** START OF DATA **

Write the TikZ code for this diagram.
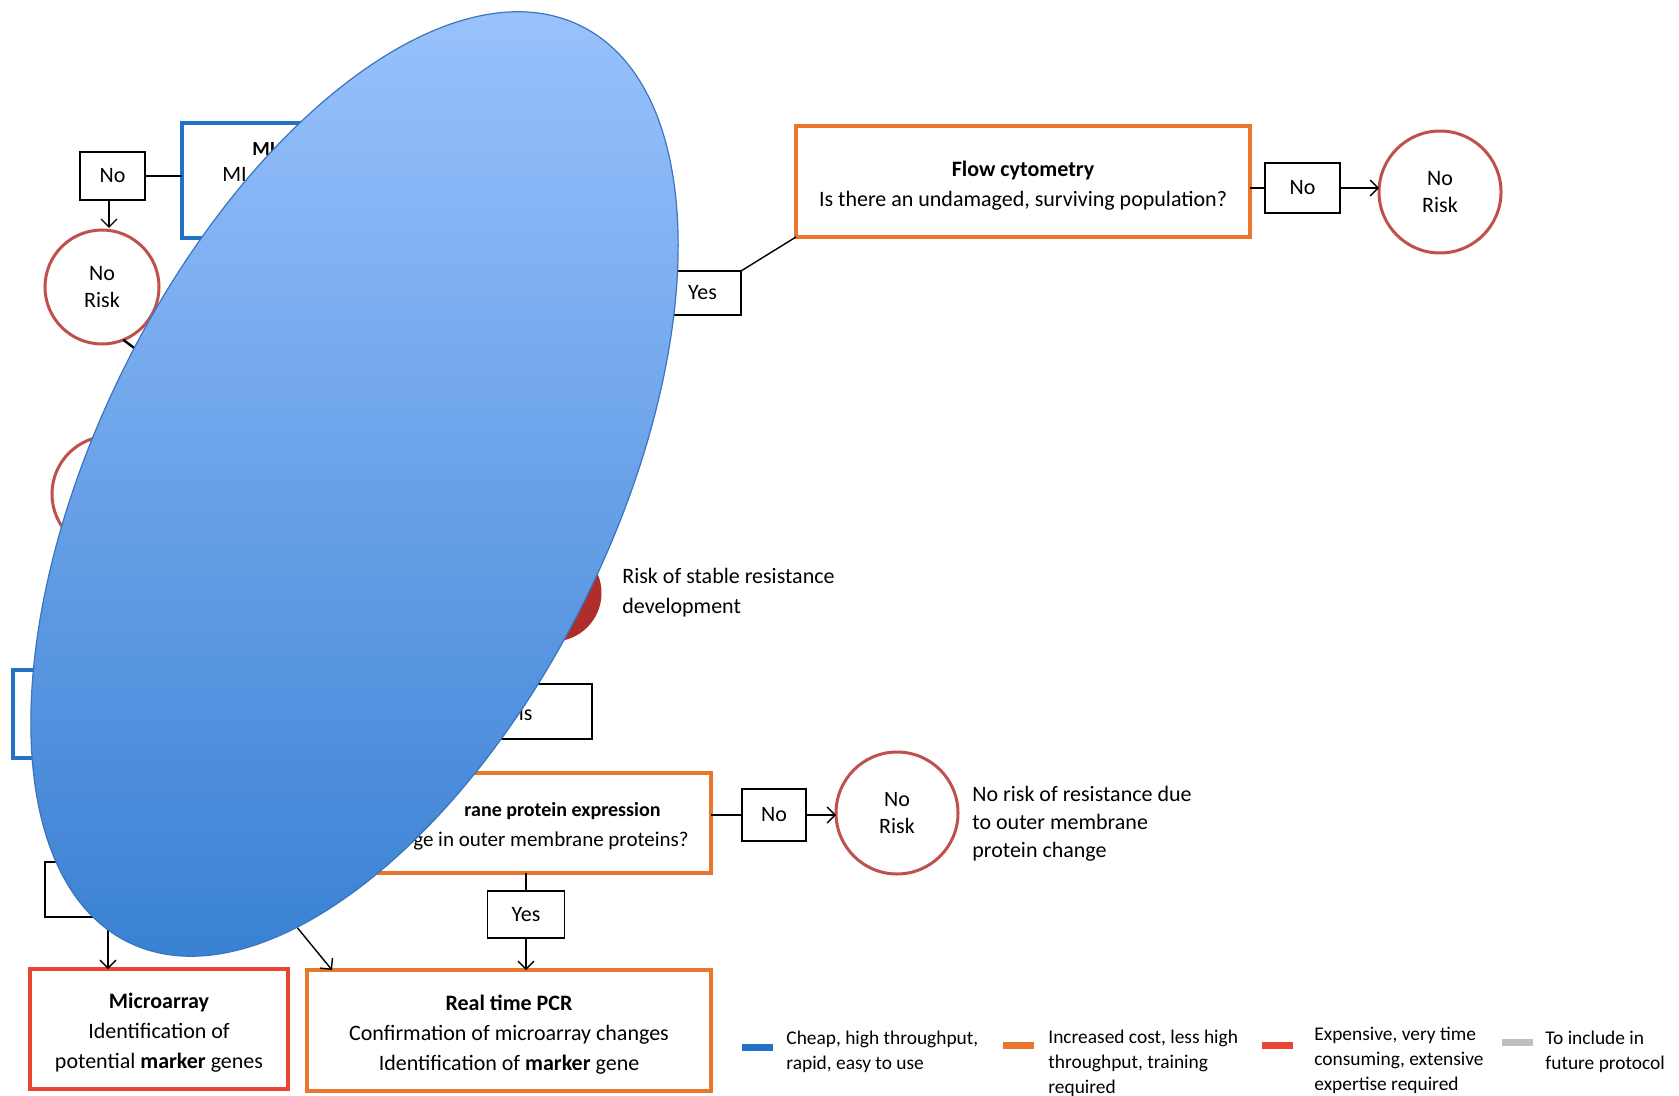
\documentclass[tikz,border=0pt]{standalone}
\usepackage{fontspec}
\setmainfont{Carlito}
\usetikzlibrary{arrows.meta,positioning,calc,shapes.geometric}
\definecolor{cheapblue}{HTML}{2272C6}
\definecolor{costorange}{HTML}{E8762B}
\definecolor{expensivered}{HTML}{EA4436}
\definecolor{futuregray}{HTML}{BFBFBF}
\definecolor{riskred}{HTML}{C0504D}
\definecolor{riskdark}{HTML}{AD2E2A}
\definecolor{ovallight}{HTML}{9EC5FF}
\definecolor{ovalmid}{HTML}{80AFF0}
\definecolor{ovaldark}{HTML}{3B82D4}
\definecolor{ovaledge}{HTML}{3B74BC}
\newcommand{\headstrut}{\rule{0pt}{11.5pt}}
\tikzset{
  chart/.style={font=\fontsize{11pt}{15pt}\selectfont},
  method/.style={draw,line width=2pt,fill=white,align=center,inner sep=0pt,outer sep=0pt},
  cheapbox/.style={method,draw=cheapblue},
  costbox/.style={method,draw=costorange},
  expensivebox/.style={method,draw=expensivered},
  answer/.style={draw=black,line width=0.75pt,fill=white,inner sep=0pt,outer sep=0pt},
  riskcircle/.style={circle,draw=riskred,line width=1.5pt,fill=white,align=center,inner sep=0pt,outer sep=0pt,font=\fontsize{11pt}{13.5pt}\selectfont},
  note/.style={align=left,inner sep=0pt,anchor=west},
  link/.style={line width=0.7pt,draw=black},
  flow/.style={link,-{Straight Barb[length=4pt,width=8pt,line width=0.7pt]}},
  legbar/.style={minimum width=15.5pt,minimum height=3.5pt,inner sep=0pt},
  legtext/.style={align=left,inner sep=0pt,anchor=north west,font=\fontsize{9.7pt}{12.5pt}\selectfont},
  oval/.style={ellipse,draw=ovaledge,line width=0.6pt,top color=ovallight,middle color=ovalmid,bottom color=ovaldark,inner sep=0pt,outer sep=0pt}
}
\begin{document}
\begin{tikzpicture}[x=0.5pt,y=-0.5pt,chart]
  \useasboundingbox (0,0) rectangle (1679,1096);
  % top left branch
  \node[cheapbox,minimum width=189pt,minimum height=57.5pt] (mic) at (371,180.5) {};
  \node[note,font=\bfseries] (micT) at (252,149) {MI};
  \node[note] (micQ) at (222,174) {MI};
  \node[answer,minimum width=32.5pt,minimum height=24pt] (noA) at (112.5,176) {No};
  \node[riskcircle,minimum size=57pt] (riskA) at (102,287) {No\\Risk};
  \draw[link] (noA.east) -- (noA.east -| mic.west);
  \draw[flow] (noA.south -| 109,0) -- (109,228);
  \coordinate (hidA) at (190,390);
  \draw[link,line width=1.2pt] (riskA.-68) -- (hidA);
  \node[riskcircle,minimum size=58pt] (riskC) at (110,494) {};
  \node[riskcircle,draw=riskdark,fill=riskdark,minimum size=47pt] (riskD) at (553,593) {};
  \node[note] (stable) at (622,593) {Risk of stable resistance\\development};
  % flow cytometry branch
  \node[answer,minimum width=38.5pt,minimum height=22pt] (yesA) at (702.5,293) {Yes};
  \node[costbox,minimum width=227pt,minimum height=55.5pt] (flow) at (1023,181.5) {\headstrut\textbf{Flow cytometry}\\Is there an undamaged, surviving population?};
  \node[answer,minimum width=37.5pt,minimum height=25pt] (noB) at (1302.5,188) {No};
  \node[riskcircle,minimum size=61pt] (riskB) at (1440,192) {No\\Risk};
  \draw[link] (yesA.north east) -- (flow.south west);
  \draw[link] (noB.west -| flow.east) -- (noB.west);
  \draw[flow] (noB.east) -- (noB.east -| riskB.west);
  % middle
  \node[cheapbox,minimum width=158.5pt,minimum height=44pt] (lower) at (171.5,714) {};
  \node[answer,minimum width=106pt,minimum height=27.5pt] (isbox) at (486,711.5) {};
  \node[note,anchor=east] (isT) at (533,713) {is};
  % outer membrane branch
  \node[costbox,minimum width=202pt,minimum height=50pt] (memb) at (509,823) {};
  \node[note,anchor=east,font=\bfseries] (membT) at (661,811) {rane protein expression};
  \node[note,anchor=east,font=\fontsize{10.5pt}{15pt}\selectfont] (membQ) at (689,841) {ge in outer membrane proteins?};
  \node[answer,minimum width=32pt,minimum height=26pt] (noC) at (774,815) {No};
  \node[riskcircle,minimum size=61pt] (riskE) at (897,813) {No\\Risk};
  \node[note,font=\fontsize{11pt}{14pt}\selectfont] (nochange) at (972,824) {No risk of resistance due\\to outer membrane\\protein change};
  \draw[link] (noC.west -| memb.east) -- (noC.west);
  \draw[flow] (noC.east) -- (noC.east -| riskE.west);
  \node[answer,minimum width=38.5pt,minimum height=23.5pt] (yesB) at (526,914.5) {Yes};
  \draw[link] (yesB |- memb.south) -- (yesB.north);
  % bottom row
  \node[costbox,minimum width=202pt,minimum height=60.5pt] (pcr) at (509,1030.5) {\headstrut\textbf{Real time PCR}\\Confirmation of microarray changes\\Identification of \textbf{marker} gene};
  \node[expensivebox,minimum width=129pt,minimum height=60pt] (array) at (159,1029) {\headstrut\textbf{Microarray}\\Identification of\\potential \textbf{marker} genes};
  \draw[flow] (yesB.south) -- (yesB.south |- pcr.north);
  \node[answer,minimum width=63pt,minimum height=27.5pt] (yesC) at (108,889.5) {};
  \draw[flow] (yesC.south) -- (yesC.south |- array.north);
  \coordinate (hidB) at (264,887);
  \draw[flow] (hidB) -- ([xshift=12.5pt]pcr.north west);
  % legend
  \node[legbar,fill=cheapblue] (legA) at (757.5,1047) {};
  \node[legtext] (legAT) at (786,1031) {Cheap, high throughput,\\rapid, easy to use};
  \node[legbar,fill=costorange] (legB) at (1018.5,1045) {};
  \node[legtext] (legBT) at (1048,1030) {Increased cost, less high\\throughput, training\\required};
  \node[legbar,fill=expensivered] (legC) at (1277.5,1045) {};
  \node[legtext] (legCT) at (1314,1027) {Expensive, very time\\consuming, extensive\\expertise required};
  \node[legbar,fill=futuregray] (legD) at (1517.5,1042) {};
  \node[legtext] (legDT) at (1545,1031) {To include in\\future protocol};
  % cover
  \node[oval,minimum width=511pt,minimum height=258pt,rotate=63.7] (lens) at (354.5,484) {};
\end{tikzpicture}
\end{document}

** END OF DATA **

OBJECTIVE:
Transcribe the listing in full and omit the pictures.

OUTPUT FOR THIS EXERCISE:
Write the TikZ code for this diagram.
\documentclass[tikz,border=0pt]{standalone}
\usepackage{fontspec}
\setmainfont{Carlito}
\usetikzlibrary{arrows.meta,positioning,calc,shapes.geometric}
\definecolor{cheapblue}{HTML}{2272C6}
\definecolor{costorange}{HTML}{E8762B}
\definecolor{expensivered}{HTML}{EA4436}
\definecolor{futuregray}{HTML}{BFBFBF}
\definecolor{riskred}{HTML}{C0504D}
\definecolor{riskdark}{HTML}{AD2E2A}
\definecolor{ovallight}{HTML}{9EC5FF}
\definecolor{ovalmid}{HTML}{80AFF0}
\definecolor{ovaldark}{HTML}{3B82D4}
\definecolor{ovaledge}{HTML}{3B74BC}
\newcommand{\headstrut}{\rule{0pt}{11.5pt}}
\tikzset{
  chart/.style={font=\fontsize{11pt}{15pt}\selectfont},
  method/.style={draw,line width=2pt,fill=white,align=center,inner sep=0pt,outer sep=0pt},
  cheapbox/.style={method,draw=cheapblue},
  costbox/.style={method,draw=costorange},
  expensivebox/.style={method,draw=expensivered},
  answer/.style={draw=black,line width=0.75pt,fill=white,inner sep=0pt,outer sep=0pt},
  riskcircle/.style={circle,draw=riskred,line width=1.5pt,fill=white,align=center,inner sep=0pt,outer sep=0pt,font=\fontsize{11pt}{13.5pt}\selectfont},
  note/.style={align=left,inner sep=0pt,anchor=west},
  link/.style={line width=0.7pt,draw=black},
  flow/.style={link,-{Straight Barb[length=4pt,width=8pt,line width=0.7pt]}},
  legbar/.style={minimum width=15.5pt,minimum height=3.5pt,inner sep=0pt},
  legtext/.style={align=left,inner sep=0pt,anchor=north west,font=\fontsize{9.7pt}{12.5pt}\selectfont},
  oval/.style={ellipse,draw=ovaledge,line width=0.6pt,top color=ovallight,middle color=ovalmid,bottom color=ovaldark,inner sep=0pt,outer sep=0pt}
}
\begin{document}
\begin{tikzpicture}[x=0.5pt,y=-0.5pt,chart]
  \useasboundingbox (0,0) rectangle (1679,1096);
  % top left branch
  \node[cheapbox,minimum width=189pt,minimum height=57.5pt] (mic) at (371,180.5) {};
  \node[note,font=\bfseries] (micT) at (252,149) {MI};
  \node[note] (micQ) at (222,174) {MI};
  \node[answer,minimum width=32.5pt,minimum height=24pt] (noA) at (112.5,176) {No};
  \node[riskcircle,minimum size=57pt] (riskA) at (102,287) {No\\Risk};
  \draw[link] (noA.east) -- (noA.east -| mic.west);
  \draw[flow] (noA.south -| 109,0) -- (109,228);
  \coordinate (hidA) at (190,390);
  \draw[link,line width=1.2pt] (riskA.-68) -- (hidA);
  \node[riskcircle,minimum size=58pt] (riskC) at (110,494) {};
  \node[riskcircle,draw=riskdark,fill=riskdark,minimum size=47pt] (riskD) at (553,593) {};
  \node[note] (stable) at (622,593) {Risk of stable resistance\\development};
  % flow cytometry branch
  \node[answer,minimum width=38.5pt,minimum height=22pt] (yesA) at (702.5,293) {Yes};
  \node[costbox,minimum width=227pt,minimum height=55.5pt] (flow) at (1023,181.5) {\headstrut\textbf{Flow cytometry}\\Is there an undamaged, surviving population?};
  \node[answer,minimum width=37.5pt,minimum height=25pt] (noB) at (1302.5,188) {No};
  \node[riskcircle,minimum size=61pt] (riskB) at (1440,192) {No\\Risk};
  \draw[link] (yesA.north east) -- (flow.south west);
  \draw[link] (noB.west -| flow.east) -- (noB.west);
  \draw[flow] (noB.east) -- (noB.east -| riskB.west);
  % middle
  \node[cheapbox,minimum width=158.5pt,minimum height=44pt] (lower) at (171.5,714) {};
  \node[answer,minimum width=106pt,minimum height=27.5pt] (isbox) at (486,711.5) {};
  \node[note,anchor=east] (isT) at (533,713) {is};
  % outer membrane branch
  \node[costbox,minimum width=202pt,minimum height=50pt] (memb) at (509,823) {};
  \node[note,anchor=east,font=\bfseries] (membT) at (661,811) {rane protein expression};
  \node[note,anchor=east,font=\fontsize{10.5pt}{15pt}\selectfont] (membQ) at (689,841) {ge in outer membrane proteins?};
  \node[answer,minimum width=32pt,minimum height=26pt] (noC) at (774,815) {No};
  \node[riskcircle,minimum size=61pt] (riskE) at (897,813) {No\\Risk};
  \node[note,font=\fontsize{11pt}{14pt}\selectfont] (nochange) at (972,824) {No risk of resistance due\\to outer membrane\\protein change};
  \draw[link] (noC.west -| memb.east) -- (noC.west);
  \draw[flow] (noC.east) -- (noC.east -| riskE.west);
  \node[answer,minimum width=38.5pt,minimum height=23.5pt] (yesB) at (526,914.5) {Yes};
  \draw[link] (yesB |- memb.south) -- (yesB.north);
  % bottom row
  \node[costbox,minimum width=202pt,minimum height=60.5pt] (pcr) at (509,1030.5) {\headstrut\textbf{Real time PCR}\\Confirmation of microarray changes\\Identification of \textbf{marker} gene};
  \node[expensivebox,minimum width=129pt,minimum height=60pt] (array) at (159,1029) {\headstrut\textbf{Microarray}\\Identification of\\potential \textbf{marker} genes};
  \draw[flow] (yesB.south) -- (yesB.south |- pcr.north);
  \node[answer,minimum width=63pt,minimum height=27.5pt] (yesC) at (108,889.5) {};
  \draw[flow] (yesC.south) -- (yesC.south |- array.north);
  \coordinate (hidB) at (264,887);
  \draw[flow] (hidB) -- ([xshift=12.5pt]pcr.north west);
  % legend
  \node[legbar,fill=cheapblue] (legA) at (757.5,1047) {};
  \node[legtext] (legAT) at (786,1031) {Cheap, high throughput,\\rapid, easy to use};
  \node[legbar,fill=costorange] (legB) at (1018.5,1045) {};
  \node[legtext] (legBT) at (1048,1030) {Increased cost, less high\\throughput, training\\required};
  \node[legbar,fill=expensivered] (legC) at (1277.5,1045) {};
  \node[legtext] (legCT) at (1314,1027) {Expensive, very time\\consuming, extensive\\expertise required};
  \node[legbar,fill=futuregray] (legD) at (1517.5,1042) {};
  \node[legtext] (legDT) at (1545,1031) {To include in\\future protocol};
  % cover
  \node[oval,minimum width=511pt,minimum height=258pt,rotate=63.7] (lens) at (354.5,484) {};
\end{tikzpicture}
\end{document}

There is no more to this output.